I've worked in journalism for 15+ years now, but rarely have I enjoyed the kind of immediacy I do with my new online job, where all it takes to disseminate your story to the world is a click of the button. This week has been a non-stop onslaught of breaking news -- the royal wedding, some Osama character you might've heard about, and an extraordinarily rare fatal tornado right here in Auckland yesterday.
For both the big global news stories of the last week I've been tasked with running a kind of NZ-centric Storify feed on the website of "vox populi," filtering Facebook, Twitter, Flickr and more into a giant mass o' opinion that runs concurrently with the more hard-news stories. This sort of aggregation is a kind of reporting that would've been hard to imagine 10 years ago -- there's a massive, ever-sprawling pool now of rants and raves and viewpoints online, and it never ever stops. As I "live tweeted" the royal wedding I found it fascinating -- the flow of information is so fast on the Twitter/Facebook feeds that you literally have to just grab and run -- and it was also kind of dizzying, too. After 6 hours straight of reading the world's Tweets on Wills and Kate your brain does kind of turn into mush.
And then the world's most wanted man, Osama bin Laden, met his logical end Monday and it was a whole other set of tweets and comments to gather up. This story was very different from the royal wedding and tended to arouse all kind of firm views. As a fence-straddler, I found myself kind of turned off both by the bloodthirsty patriotism and the sanctimonious moralizing from both extremes.
I agree, people who live in America have no idea how utterly awful the mobs shouting "USA! USA!" looks from overseas, but I also think that at this point in its history, America desperately needed a "win." It seems like dozens of my US Facebook friends are unemployed now, there's a cynicism in US society that never quite goes away, and this long-desired news gave the country something to celebrate, as tacky as some of the cheering may have seemed from afar.
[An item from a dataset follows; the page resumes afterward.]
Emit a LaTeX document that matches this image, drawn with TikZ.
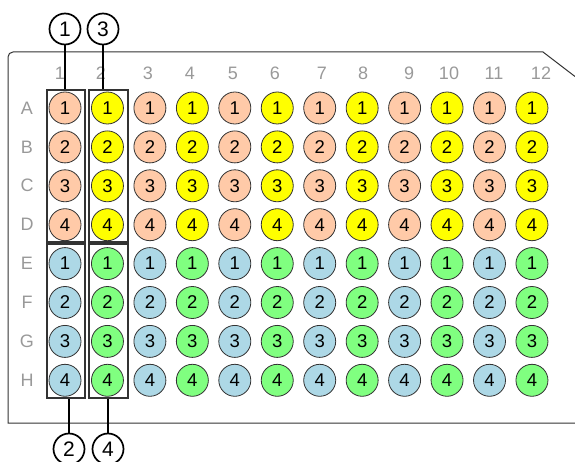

Both stories were strange to watch as an American living in New Zealand -- one dealt with the British monarchy and the possible future king of New Zealand, while one offered a very US-centric kind of catharsis that I don't imagine as many New Zealanders might have felt.
The Twitter/Facebook beast is something wholly new in journalism -- a never-ceasing flow of quotes without having to pick up a notebook. During President Obama's speech on Monday 4,000 tweets came per second. This quoteflow is the sort of thing that has newspapers and journalists questioning their relevance -- although I fall on the side of good journalism still being firmly necessary, as a way to filter through the impossibly dense voice of humanity online these days. By night's end I had 15,000+ hits on the Osama Storify feed -- a kind of instant gratification journalists rarely get.
Once upon a time the question used to be, how do I get the information? It's then moved on to how fast can I get the information? But maybe as the world continues to change every millisecond, the new question might be, where does the information stop?